Sample Rate Conversion
The process of converting one sample rate to another.
Sampling
The process of representing the amplitude of a signal at a particular point in time.
Sampling Theorem
States that a band limited continuous waveform may be represented by a series of discrete samples if the sampling frequency is at least twice the highest frequency contained in the waveform.
Selectivity
The ability of a receiver to select the desired signal and reject unwanted signals.
Shaping Circuit
A circuit that alters the shapes of input waveforms.
Signal Ground
The common return or reference point for analog signals.
Sine Wave
A waveform corresponding to a single-frequency periodic oscillation that can be mathematically represented as a function of amplitude versus angle in which the value of the curve at any point is equal to the sine of that angle.
Spatial Filtering
Enhancing an image by increasing or decreasing its spatial frequencies.
Spectral Centroid
This is the centre of gravity of a frequency spectrum.
Spectrum
A spectrum is a definition of the magnitude of the frequency components that constitute a quantity.
Spectrum Analyser
An instrument for measuring, and usually recording, the spectrum of a signal.
Spectrum Density
Limit, as the bandwidth approaches zero, of the mean-square amplitude divided by bandwidth.
Speech Intelligibility
A measure of sound clarity that indicates the ease of understanding speech.
Splatter
Unwanted sideband frequencies that are generated from over modulation.

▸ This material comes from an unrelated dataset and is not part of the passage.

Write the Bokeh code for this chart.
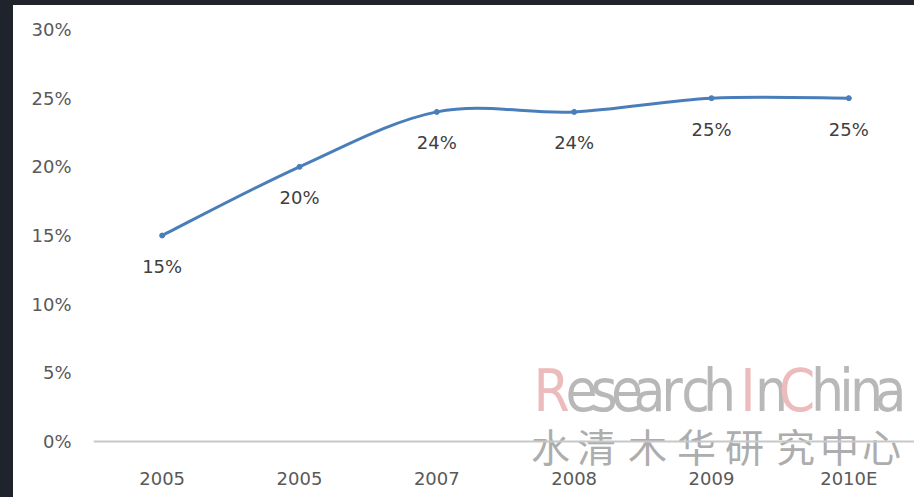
from bokeh.plotting import figure
from bokeh.models import FixedTicker, NumeralTickFormatter, ColumnDataSource, LabelSet, Spacer, LinearAxis
from bokeh.layouts import column, row
from bokeh.core.properties import value
from bokeh.embed import file_html
from bokeh.resources import INLINE

# ---- data ----
years = ["2005", "2005", "2007", "2008", "2009", "2010E"]
share = [0.15, 0.20, 0.24, 0.24, 0.25, 0.25]
y_ticks = [0.0, 0.05, 0.10, 0.15, 0.20, 0.25, 0.30]
wm_text = "ResearchInChina"
wm_cn = "水清木华研究中心"

# ---- layout constants (reference pixel geometry) ----
DARK = "#1f232b"
PAD_L, PAD_T = 13, 5
W, H = 914 - PAD_L, 497 - PAD_T
FRAME_LEFT_REF = 93.0
AXIS_REF_Y = 441.0
TOP_REF = 29.0
LEFT = int(FRAME_LEFT_REF - PAD_L)
TOP = int(TOP_REF - PAD_T)
PX_PER_CAT = 137.33
PX_SPAN = AXIS_REF_Y - TOP_REF          # pixels for 0 .. 30%
x_end = -0.5 + (W - LEFT) / PX_PER_CAT
y_start = -0.30 * (497 - AXIS_REF_Y) / PX_SPAN

def px_to_x(rx):
    return -0.5 + (rx - FRAME_LEFT_REF) / PX_PER_CAT

def py_to_y(ry):
    return 0.30 * (AXIS_REF_Y - ry) / PX_SPAN

xs = list(range(len(years)))

p = figure(width=W, height=H, x_range=(-0.5, x_end), y_range=(y_start, 0.30),
           output_backend="svg", toolbar_location=None, x_axis_location=None,
           min_border_left=LEFT, min_border_right=0, min_border_top=TOP,
           min_border_bottom=0)
p.outline_line_color = None
p.xgrid.visible = False
p.ygrid.visible = False
p.background_fill_color = "white"
p.border_fill_color = "white"

# y axis
p.yaxis.ticker = FixedTicker(ticks=y_ticks)
p.yaxis.formatter = NumeralTickFormatter(format="0%")
p.yaxis.axis_line_color = None
p.yaxis.major_tick_line_color = None
p.yaxis.minor_tick_line_color = None
p.yaxis.major_tick_out = 0
p.yaxis.major_tick_in = 0
p.yaxis.major_label_standoff = 22
p.yaxis.major_label_text_font = "DejaVu Sans"
p.yaxis.major_label_text_font_size = "18px"
p.yaxis.major_label_text_color = "#595959"

# x axis, drawn at the 0% level
xaxis = LinearAxis(fixed_location=0,
                   ticker=FixedTicker(ticks=xs),
                   major_label_overrides={i: y for i, y in zip(xs, years)},
                   axis_line_color="#c8c8c8", axis_line_width=2,
                   major_tick_line_color=None, minor_tick_line_color=None,
                   major_tick_out=0, major_tick_in=0, major_label_standoff=26,
                   major_label_text_font="DejaVu Sans",
                   major_label_text_font_size="18px",
                   major_label_text_color="#595959")
p.add_layout(xaxis, "below")

# watermark
wm_colors = ["#ecbcbc" if ch in "RIC" else "#b8b8b8" for ch in wm_text]
wm_centers_px = [551, 581, 603.5, 626.5, 649, 671.5, 695, 719, 747.5, 771,
                 796.5, 827, 846, 866, 890]
wm_src = ColumnDataSource(dict(x=[px_to_x(c) for c in wm_centers_px],
                               y=[py_to_y(410)] * len(wm_text),
                               t=list(wm_text), c=wm_colors))
p.add_layout(LabelSet(x="x", y="y", text="t", source=wm_src, text_color="c",
                      text_font=value("DejaVu Sans Condensed, Liberation Sans Narrow, Roboto Condensed, sans-serif"),
                      text_font_size="58px", text_align="center",
                      text_baseline="alphabetic", level="underlay"))
cn_centers_px = [550, 596, 647, 696, 744, 795, 839, 881]
cn_src = ColumnDataSource(dict(x=[px_to_x(c) for c in cn_centers_px],
                               y=[py_to_y(444)] * len(wm_cn), t=list(wm_cn)))
p.add_layout(LabelSet(x="x", y="y", text="t", source=cn_src, text_color="#adadad",
                      text_font=value("Noto Sans CJK SC"), text_font_size="39px",
                      text_align="center", text_baseline="middle", level="underlay"))

# smoothed line (Bezier segments through the data points)
n = len(share)
def pt(i):
    i = max(0, min(n - 1, i))
    return xs[i], share[i]
bz = dict(x0=[], y0=[], x1=[], y1=[], cx0=[], cy0=[], cx1=[], cy1=[])
for i in range(n - 1):
    xa, ya = pt(i - 1); xb, yb = pt(i); xc, yc = pt(i + 1); xd, yd = pt(i + 2)
    bz["x0"].append(xb); bz["y0"].append(yb)
    bz["x1"].append(xc); bz["y1"].append(yc)
    bz["cx0"].append(xb + (xc - xa) / 6); bz["cy0"].append(yb + (yc - ya) / 6)
    bz["cx1"].append(xc - (xd - xb) / 6); bz["cy1"].append(yc - (yd - yb) / 6)
p.bezier(x0="x0", y0="y0", x1="x1", y1="y1", cx0="cx0", cy0="cy0", cx1="cx1", cy1="cy1",
         source=ColumnDataSource(bz), line_color="#4a7ebb", line_width=3)
p.scatter(xs, share, size=5, color="#4a7ebb")

# data labels
p.text(x=xs, y=share, text=[f"{round(v * 100)}%" for v in share], y_offset=31,
       text_color="#404040", text_font=value("DejaVu Sans"), text_font_size="18px",
       text_align="center", text_baseline="middle")

top_bar = Spacer(width=914, height=PAD_T, styles={"background-color": DARK})
left_bar = Spacer(width=PAD_L, height=H, styles={"background-color": DARK})
layout = column(top_bar, row(left_bar, p, spacing=0), spacing=0)

open("out.html", "w").write(file_html(layout, INLINE))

Spread Spectrum Modulation
Digital modulation scheme that spreads the system bandwidth far greater than the minimum required bandwidth.
Square Wave
A periodic wave that alternately assumes one of two fixed values (high and low) with the transition time between these two levels being negligible.
Stage Support
Early energy (20 to 100ms), sound source on the stage 1m away from the microphone.
Standing Wave Ratio
The ratio of the maximum to the minimum points of a wave.
Step by Step Counter
A counter that provides an output for each cycle of the input in one-step increments.
SWR
Abbreviation of Standing Wave Ratio.
Time Delay Spectrometry
A method for obtaining anechoic results in echoic spaces.
Time History
A continuous record of the variation of a physical quantity (e.g. displacement, acceleration, force, etc.) with time.
Time Series
A sample of data values collected at equally spaced points in time.
Tracking Filter
A low-pass or band-pass filter which automatically tracks the input signal.
Trellis-Code Modulation
Combined coding and modulation technique.
Trigger
A short pulse, either positive or negative, that can be used to cause an electronic function to take place.
Turnover Frequency
Also known as Nyquist Frequency.
Uniform Window
The uniform, or rectangular, window does not modify the signal amplitude at all.
Unmodulated
A carrier signal without modulation.
Velocity Servosystem
A servosystem which controls the speed of the load it is driving.
Waterfall Plot
A series of spectral maps taken at regular intervals of time or at regularly spaced shaft speeds, similar to the flow of a waterfall.
Waveform Analysis
Observation displays of voltage and current variations with respect to time or by harmonic analysis of complex signals.
Wavelet
The wavelet allows a rapidly changing time history (e.g. door slam noise) to be investigated in the frequency domain.
Windowing
An amplitude weighting of the time signal used with gated continuous signals to give them a slow onset and cut-off in order to reduce the generation of side lobes in their frequency spectrum.
Z Transform
A mathematical method used to relate coefficients of a digital filter to its frequency response, and to evaluate stability of the filter.